O’Neal said the auto repair industry can be tough, with a lot of long hours and high stress.
“It’s too easy to let business take over our lives, and we get our priorities in the wrong order, he said. “To operate at peak performance during work hours, you really have to really manage your health.”
He encouraged webinar participants to consider the one thing they really need to give up.
“Now’s the time to do it!” he said
2. Arriving to work late and not having a game plan for the day
“As a service advisor, you control an immense amount of workflow,” he said. “The way you set yourself up in the morning, sets you up for success or failure.”
O’Neal advocated what he calls observing a ‘golden hour of power’ before the doors open in the morning, in which you set goals for the day, get your thoughts straight, and organize your paperwork.
“When the doors open it’s game time. I’m there to serve,” he said. “I don’t care about administration, or reconciling parts bills, or doing anything except serving the customers and helping my business achieve what it needs to achieve. Everything else goes out the window.”
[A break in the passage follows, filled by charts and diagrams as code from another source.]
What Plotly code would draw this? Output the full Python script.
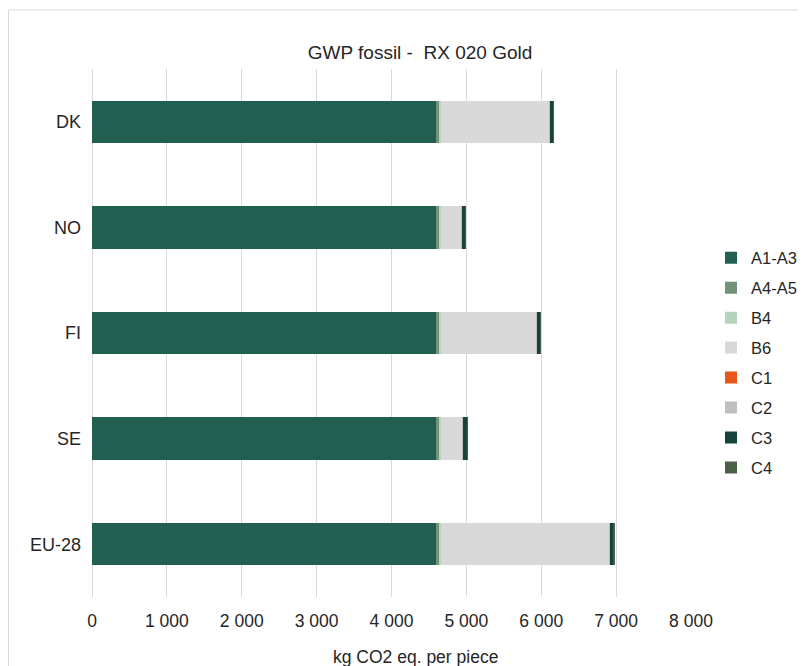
import plotly.graph_objects as go

countries = ["DK", "NO", "FI", "SE", "EU-28"]
series_names = ["A1-A3", "A4-A5", "B4", "B6", "C1", "C2", "C3", "C4"]
a1_a3 = [4600, 4600, 4600, 4600, 4600]
a4_a5 = [45, 45, 45, 45, 45]
b4 = [22, 22, 22, 22, 22]
b6 = [1440, 265, 1265, 285, 2245]
c1 = [1, 1, 1, 1, 1]
c2 = [8, 8, 8, 8, 8]
c3 = [50, 50, 50, 50, 50]
c4 = [4, 4, 4, 4, 4]
values = [a1_a3, a4_a5, b4, b6, c1, c2, c3, c4]
colors = ["#215F51", "#74917A", "#B5D4BC", "#D9D9DA", "#E8561A", "#BFBFBF", "#16443A", "#4B5E48"]
x_ticks = [0, 1000, 2000, 3000, 4000, 5000, 6000, 7000, 8000]

FONT = "Liberation Sans, Arial, sans-serif"
TXT = "#262626"

fig = go.Figure()
for name, vals, col in zip(series_names, values, colors):
    fig.add_trace(go.Bar(
        y=countries, x=vals, name=name, orientation="h",
        marker=dict(color=col, line=dict(width=0)),
        legendgroup=name,
    ))

# figure is placed with an 8px page margin; layout numbers are in figure px
L, R, T, B = 84, 10, 61, 77
PW = 806 - L - R
PH = 666 - T - B

fig.update_layout(
    width=806, height=666,
    barmode="stack", bargap=0.6,
    plot_bgcolor="white", paper_bgcolor="white",
    font=dict(family=FONT, size=17.5, color=TXT),
    separators=". ",
    margin=dict(l=L, r=R, t=T, b=B, autoexpand=False),
    title=dict(text="GWP fossil - \u00a0RX 020 Gold", x=412/806, xref="container", xanchor="center",
               y=1 - 44/666, yref="container", yanchor="middle",
               font=dict(size=19, color=TXT)),
    legend=dict(x=(703 - L)/PW, y=(589 - 355)/PH, xanchor="left", yanchor="middle",
                traceorder="grouped", tracegroupgap=5.5,
                font=dict(size=16.5, color=TXT), itemwidth=30),
    xaxis=dict(domain=[0, 599/PW], range=[0, 8000], tickvals=x_ticks,
               tickformat=",d", showgrid=True, gridcolor="#D9D9D9", gridwidth=1,
               zeroline=True, zerolinecolor="#D9D9D9", zerolinewidth=1,
               showline=False, ticks="", ticklabelstandoff=11, automargin=False,
               tickfont=dict(size=17.5)),
    yaxis=dict(categoryorder="array", categoryarray=countries, autorange="reversed",
               showgrid=False, showline=False, ticks="", ticklabelstandoff=10,
               automargin=False, tickfont=dict(size=18)),
    annotations=[dict(text="kg CO2 eq. per piece", xref="paper", yref="paper",
                      x=(407 - L)/PW, y=(589 - 649)/PH, xanchor="center", yanchor="middle",
                      showarrow=False, font=dict(size=17.5, color=TXT))],
    shapes=[dict(type="rect", xref="paper", yref="paper",
                 x0=(0.5 - L)/PW, x1=1.2, y0=-0.3, y1=(589 - 2)/PH,
                 line=dict(color="#D9D9D9", width=1), fillcolor="rgba(0,0,0,0)", layer="below")],
)

fig.write_html("out.html")
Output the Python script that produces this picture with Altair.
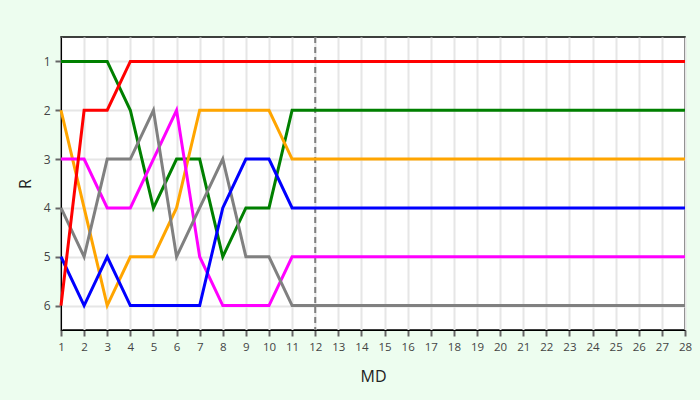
import altair as alt
import pandas as pd
import jinja2

md = list(range(1, 29))
teams = ["green", "orange", "magenta", "gray", "blue", "red"]
colors = ["#008000", "#ffa500", "#ff00ff", "#808080", "#0000ff", "#ff0000"]

red = [6, 2, 2, 1, 1, 1, 1, 1, 1, 1, 1, 1, 1, 1, 1, 1, 1, 1, 1, 1, 1, 1, 1, 1, 1, 1, 1, 1]
green = [1, 1, 1, 2, 4, 3, 3, 5, 4, 4, 2, 2, 2, 2, 2, 2, 2, 2, 2, 2, 2, 2, 2, 2, 2, 2, 2, 2]
orange = [2, 4, 6, 5, 5, 4, 2, 2, 2, 2, 3, 3, 3, 3, 3, 3, 3, 3, 3, 3, 3, 3, 3, 3, 3, 3, 3, 3]
magenta = [3, 3, 4, 4, 3, 2, 5, 6, 6, 6, 5, 5, 5, 5, 5, 5, 5, 5, 5, 5, 5, 5, 5, 5, 5, 5, 5, 5]
gray = [4, 5, 3, 3, 2, 5, 4, 3, 5, 5, 6, 6, 6, 6, 6, 6, 6, 6, 6, 6, 6, 6, 6, 6, 6, 6, 6, 6]
blue = [5, 6, 5, 6, 6, 6, 6, 4, 3, 3, 4, 4, 4, 4, 4, 4, 4, 4, 4, 4, 4, 4, 4, 4, 4, 4, 4, 4]
marker_md = [12]

series = {"green": green, "orange": orange, "magenta": magenta,
          "gray": gray, "blue": blue, "red": red}
rows = []
for i, t in enumerate(teams):
    for m, r in zip(md, series[t]):
        rows.append({"MD": m, "R": r, "team": t, "order": i})
df = pd.DataFrame(rows)

x = alt.X("MD:Q", scale=alt.Scale(domain=[1, 28], nice=False, zero=False),
          axis=alt.Axis(values=md, format="d", title="MD", tickColor="#666",
                        tickSize=6, tickWidth=2, labelPadding=5, titlePadding=16,
                        labelOverlap=False, labelFlush=False, labelBound=False,
                        titleFontSize=16, titleFontWeight="normal",
                        labelFontSize=11.5, labelColor="#444", titleColor="#222",
                        gridColor="#e6e6e6", gridWidth=2, domainColor="black"))
y = alt.Y("R:Q", scale=alt.Scale(domain=[6.5, 0.5], nice=False, zero=False),
          axis=alt.Axis(values=[1, 2, 3, 4, 5, 6], format="d", title="R",
                        tickColor="#666", tickSize=6, tickWidth=2, labelPadding=5,
                        titlePadding=10, titleFontSize=16, titleFontWeight="normal",
                        labelFontSize=12, labelColor="#444", titleColor="#222",
                        gridColor="#e6e6e6", gridWidth=2, domainColor="black"))

lines = alt.Chart(df).mark_line(strokeWidth=3).encode(
    x=x, y=y,
    color=alt.Color("team:N", scale=alt.Scale(domain=teams, range=colors), legend=None),
    detail="team:N",
    order=alt.Order("MD:Q"),
)

rule = alt.Chart(pd.DataFrame({"MD": marker_md})).mark_rule(
    color="#808080", strokeWidth=2, strokeDash=[6, 4]
).encode(x=x)

chart = alt.layer(rule, lines).properties(
    width=624, height=293,
    autosize=alt.AutoSizeParams(type="none"),
    padding={"left": 53, "top": 29, "right": 7, "bottom": 62},
    background="#edfdef",
).configure_view(stroke="black", strokeWidth=1.5, fill="white").configure_axis(
    labelFont="Open Sans", titleFont="Open Sans"
)

TEMPLATE = jinja2.Template("""<!DOCTYPE html>
<html>
<head>
<style>html, body { background: #edfdef; }</style>
<script type="text/javascript" src="{{ base_url }}/vega@{{ vega_version }}"></script>
<script type="text/javascript" src="{{ base_url }}/vega-lite@{{ vegalite_version }}"></script>
<script type="text/javascript" src="{{ base_url }}/vega-embed@{{ vegaembed_version }}"></script>
</head>
<body>
<div id="{{ output_div }}"></div>
<script type="text/javascript">
  vegaEmbed("#{{ output_div }}", {{ spec }}, {{ embed_options }}).catch(console.error);
</script>
</body>
</html>
""")

chart.save("out.html", embed_options={"renderer": "svg", "actions": False}, template=TEMPLATE)
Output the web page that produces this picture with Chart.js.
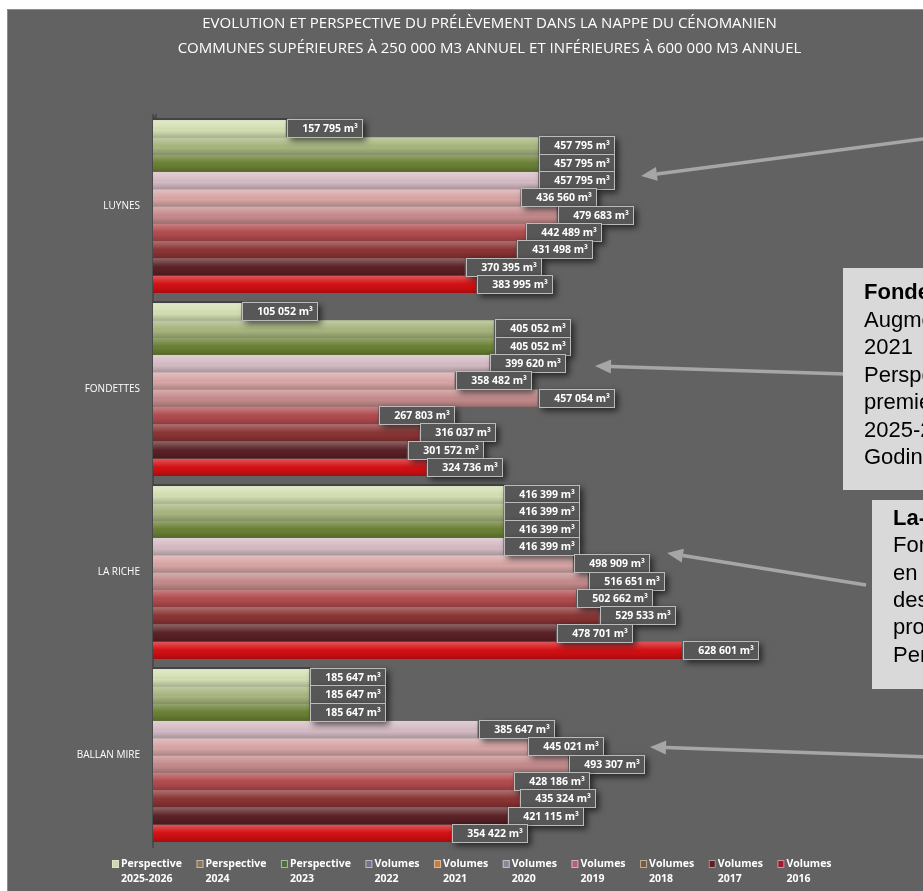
<!DOCTYPE html>
<html><head><meta charset="utf-8">
<script src="https://cdn.jsdelivr.net/npm/chart.js@4.4.1/dist/chart.umd.min.js"></script>
<style>html,body{margin:0;padding:0;background:#fff;overflow:hidden}#wrap{position:relative;width:923px;height:891px}</style>
</head><body><div id="wrap"><canvas id="c"></canvas></div>
<script>
// ---------- DATA ----------
const titleLines = ['EVOLUTION ET PERSPECTIVE DU PRÉLÈVEMENT DANS LA NAPPE DU CÉNOMANIEN',
                    'COMMUNES SUPÉRIEURES À 250 000 M3 ANNUEL ET INFÉRIEURES À 600 000 M3 ANNUEL'];
const communes = ['LUYNES', 'FONDETTES', 'LA RICHE', 'BALLAN MIRE'];
const seriesNames = [['Perspective','2025-2026'],['Perspective','2024'],['Perspective','2023'],
                     ['Volumes','2022'],['Volumes','2021'],['Volumes','2020'],['Volumes','2019'],
                     ['Volumes','2018'],['Volumes','2017'],['Volumes','2016']];
const perspective2025_2026 = [157795, 105052, 416399, 185647];
const perspective2024      = [457795, 405052, 416399, 185647];
const perspective2023      = [457795, 405052, 416399, 185647];
const volumes2022          = [457795, 399620, 416399, 385647];
const volumes2021          = [436560, 358482, 498909, 445021];
const volumes2020          = [479683, 457054, 516651, 493307];
const volumes2019          = [442489, 267803, 502662, 428186];
const volumes2018          = [431498, 316037, 529533, 435324];
const volumes2017          = [370395, 301572, 478701, 421115];
const volumes2016          = [383995, 324736, 628601, 354422];
const allSeries = [perspective2025_2026, perspective2024, perspective2023, volumes2022, volumes2021,
                   volumes2020, volumes2019, volumes2018, volumes2017, volumes2016];
const noteFondettes = ['Fondettes', 'Augmentation', '2021', 'Perspective', 'premier', '2025-2026', 'Godin'];
const noteLaRiche   = ['La-Riche', 'Forage', 'en', 'des', 'pro', 'Perspective'];

// ---------- STYLE ----------
const barColors = ['#d3dfb2','#a7b57e','#6a8034','#d4bac3','#d6a5a4','#c48a8b','#b04b4e','#8a3434','#5a2125','#d20f13'];
const swatchColors = ['#c9dca4','#8d7458','#4f6e3c','#7d6d8e','#c47c3c','#8a8699','#b5607a','#7a5a33','#5c1f24','#a01a2e'];
const BG = '#626262';

const fmt = v => String(v).replace(/\B(?=(\d{3})+(?!\d))/g, ' ') + ' m³';

const bgPlugin = {
  id: 'bg',
  beforeDraw(chart) {
    const ctx = chart.ctx;
    ctx.save();
    ctx.fillStyle = '#fff'; ctx.fillRect(0, 0, chart.width, chart.height);
    ctx.fillStyle = BG; ctx.fillRect(7, 9, chart.width - 7, chart.height - 9);
    ctx.strokeStyle = '#8c8c8c'; ctx.lineWidth = 1;
    ctx.beginPath(); ctx.moveTo(7.5, chart.height); ctx.lineTo(7.5, 9.5); ctx.lineTo(chart.width, 9.5); ctx.stroke();
    const a = chart.chartArea;
    ctx.fillStyle = '#4b4b4b';
    ctx.beginPath(); ctx.moveTo(a.left - 2, a.top + 4); ctx.lineTo(a.left + 4, a.top - 2); ctx.lineTo(a.left + 4, a.top + 4); ctx.closePath(); ctx.fill();
    ctx.restore();
  }
};

const shadePlugin = {
  id: 'shade',
  afterDatasetsDraw(chart) {
    const ctx = chart.ctx;
    ctx.save();
    chart.data.datasets.forEach((ds, di) => {
      chart.getDatasetMeta(di).data.forEach(el => {
        const p = el.getProps(['x','y','base','height'], true);
        const top = p.y - p.height / 2, bot = p.y + p.height / 2;
        const g = ctx.createLinearGradient(0, top, 0, bot);
        g.addColorStop(0, 'rgba(255,255,255,0.30)');
        g.addColorStop(0.4, 'rgba(255,255,255,0.06)');
        g.addColorStop(0.6, 'rgba(0,0,0,0)');
        g.addColorStop(1, 'rgba(0,0,0,0.20)');
        ctx.fillStyle = g;
        ctx.fillRect(p.base, top, p.x - p.base, p.height);
        if (di === 0) { // dark 3D top face of each group
          ctx.fillStyle = 'rgba(60,60,60,0.8)';
          ctx.fillRect(p.base, top - 2, p.x - p.base + 2, 2);
        }
      });
    });
    ctx.restore();
  }
};

const labelPlugin = {
  id: 'valueLabels',
  afterDatasetsDraw(chart) {
    const ctx = chart.ctx;
    ctx.save();
    ctx.font = 'bold 10.5px "Open Sans"';
    chart.data.datasets.forEach((ds, di) => {
      chart.getDatasetMeta(di).data.forEach((el, i) => {
        const p = el.getProps(['x','y'], true);
        const txt = fmt(ds.data[i]);
        const tw = ctx.measureText(txt).width;
        const bw = Math.round(tw + 20), bh = 19;
        const bx = Math.round(p.x + 1), by = Math.round(p.y - bh / 2);
        ctx.save();
        ctx.shadowColor = 'rgba(0,0,0,0.6)'; ctx.shadowBlur = 6; ctx.shadowOffsetX = 3; ctx.shadowOffsetY = 3;
        ctx.fillStyle = '#575757'; ctx.fillRect(bx, by, bw, bh);
        ctx.restore();
        ctx.strokeStyle = 'rgba(205,205,205,0.85)'; ctx.lineWidth = 1;
        ctx.strokeRect(bx + 0.5, by + 0.5, bw - 1, bh - 1);
        ctx.fillStyle = '#fff'; ctx.textAlign = 'right'; ctx.textBaseline = 'middle';
        ctx.fillText(txt, bx + bw - 5, p.y + 0.5);
      });
    });
    ctx.restore();
  }
};

const legendPlugin = {
  id: 'twoLineLegend',
  afterDraw(chart) {
    const ctx = chart.ctx;
    ctx.save();
    ctx.font = 'bold 10.5px "Open Sans"';
    ctx.textAlign = 'left'; ctx.textBaseline = 'middle';
    const y1 = 864, y2 = 879;
    let x = 112;
    seriesNames.forEach((n, i) => {
      ctx.fillStyle = swatchColors[i];
      ctx.fillRect(x, y1 - 4, 7, 8);
      ctx.strokeStyle = 'rgba(230,230,230,0.6)'; ctx.lineWidth = 1;
      ctx.strokeRect(x + 0.5, y1 - 3.5, 6, 7);
      ctx.fillStyle = '#fff';
      ctx.fillText(n[0], x + 9, y1);
      ctx.fillText(n[1], x + 9, y2);
      const w = Math.max(ctx.measureText(n[0]).width, ctx.measureText(n[1]).width);
      x += 9 + w + 14.5;
    });
    ctx.restore();
  }
};

function arrow(ctx, x1, y1, x2, y2) {
  const a = Math.atan2(y2 - y1, x2 - x1), L = 16, W = 7;
  const bx = x2 - L * Math.cos(a), by = y2 - L * Math.sin(a);
  ctx.beginPath(); ctx.moveTo(x1, y1); ctx.lineTo(bx, by); ctx.stroke();
  ctx.beginPath();
  ctx.moveTo(x2, y2);
  ctx.lineTo(bx + W * Math.sin(a), by - W * Math.cos(a));
  ctx.lineTo(bx - W * Math.sin(a), by + W * Math.cos(a));
  ctx.closePath(); ctx.fill();
}

const notePlugin = {
  id: 'notes',
  afterDraw(chart) {
    const ctx = chart.ctx;
    ctx.save();
    ctx.strokeStyle = '#a6a6a6'; ctx.fillStyle = '#a6a6a6'; ctx.lineWidth = 3.5;
    arrow(ctx, 930, 138, 641, 176);
    arrow(ctx, 845, 374, 595, 366);
    arrow(ctx, 866, 585, 667, 553);
    arrow(ctx, 930, 757, 650, 747);
    const box = (x, y, h, lines, lh, firstY) => {
      ctx.fillStyle = '#d9d9d9'; ctx.fillRect(x, y, 200, h);
      ctx.fillStyle = '#000'; ctx.textAlign = 'left'; ctx.textBaseline = 'middle';
      lines.forEach((t, i) => {
        ctx.font = (i === 0 ? 'bold ' : '') + '22px "Liberation Sans", Arial';
        ctx.fillText(t, x + 21, firstY + i * lh);
      });
    };
    box(843, 268, 222, noteFondettes, 27.5, 293);
    box(872, 500, 189, noteLaRiche, 27.3, 519);
    ctx.restore();
  }
};

new Chart(document.getElementById('c'), {
  type: 'bar',
  data: {
    labels: communes,
    datasets: allSeries.map((d, i) => ({
      label: seriesNames[i].join(' '),
      data: d,
      backgroundColor: barColors[i],
      borderWidth: 0,
      categoryPercentage: 0.945,
      barPercentage: 1.0
    }))
  },
  options: {
    indexAxis: 'y',
    responsive: true,
    maintainAspectRatio: false,
    animation: false,
    layout: { padding: { left: 56, right: 0, top: 0, bottom: 44 } },
    scales: {
      x: { display: false, min: 0, max: 915000 },
      y: {
        afterFit(scale) { scale.width = 97; },
        grid: { display: false, drawTicks: false },
        border: { display: true, color: '#4b4b4b', width: 2 },
        ticks: { color: '#ffffff', padding: 13, font: { family: '"Open Sans"', size: 10 } }
      }
    },
    plugins: {
      legend: { display: false },
      tooltip: { enabled: false },
      title: {
        display: true,
        text: titleLines,
        color: '#ffffff',
        font: { family: '"Open Sans"', size: 15, weight: 'normal', lineHeight: 25 / 15 },
        padding: { top: 11.5, bottom: 53.5 }
      }
    }
  },
  plugins: [bgPlugin, shadePlugin, labelPlugin, legendPlugin, notePlugin]
});
</script></body></html>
As part of his golden hour of power, he reviews all appointments for the day, checking the service history, ensuring all estimates are ready to go and parts have been ordered. He also reviews the shop’s recent performance and determines whether it is on track to meet weekly and monthly goals.
“It’s discouraging to see how many people fail to write out their goals and get caught up in activity-based work,” he said. “You’re busy, busy, busy but you really haven’t defined what you want to achieve. You have to know what you want to achieve.”
Finally, he takes a few minutes to read motivational, inspirational, or instructional books.
“Even if it’s only for five minutes, this is self-development stuff that expands your thinking,” he said.
3. Rushing through estimates
Speed of service is key, but take the time to properly estimate the job.
Ironically, he said, this is less of a danger for beginning advisors who tend to be overly cautious when building estimates.
“Let me warn you, as you gain experience, and your ego starts to grow, you start to think, ‘I’ve seen this before. I’ve got this.’ And you start to rush through your quotes. Be very careful. Don’t take anything for granted,” he said. “You can cost yourself hundreds of dollars if you fail to take important steps into consideration.”
O’Neal said once you give the customer an estimate, that’s what they expect to pay.
“Anything that is added on later is painful and negative,” he said.
4. Emotional discounting
With so many people out of work or under-employed, this is especially timely advice, he said.
“This economic downturn is unlike anything we’ve seen before,” he said. “Given the emotional distress that people are under, they are going to attack you for discounts.”
He believes shops should build their estimates fairly and then stick to them.
“It takes a lot of money to draw profit in an independent repair shop. We have some of the lowest net profits of any small business in North America. Your job as a service advisor is to protect the profit,” he said. “So, when customers ask you if that’s your best price, you have to say, ‘Yes, it is. When we build our estimates, we include every discount we can. We shop our competition every single month to ensure our pricing is fair. This is a fair price for the job. Do you want me to take care of it for you?’ You have to stand by your price, not in an egotistical or bullying way. But when you get challenged, you’re going to be able to answer their questions.”
5. Lack of practice
Like many trainers, O’Neal is a big advocate of practicing the scripts that service advisors are called upon to recite so often – from sales pitches, to technical explanations, to responses to common objections.
This is best done on a daily basis, in front of coworkers who can offer constructive feedback.
“Stop practicing on your customers,” he said. “If you don’t have dedicated role-playing time in your week, I guarantee you you’re regurgitating the same habits over and over and you’re building a rut for yourself. Consumers are changing. Set aside practice time.”
He said customers are changing and they’re more comfortable challenging assumptions and prices than ever before. Practice is needed so your responses come out naturally and clearly.
Just as there are many ways to over-deliver to customers, there are many ways to drop a sale, lose revenue, or destroy profit.
O’Neal believes service advisors play a critical role in the business and they’d be doing themselves a favour if they avoid the most common pitfalls.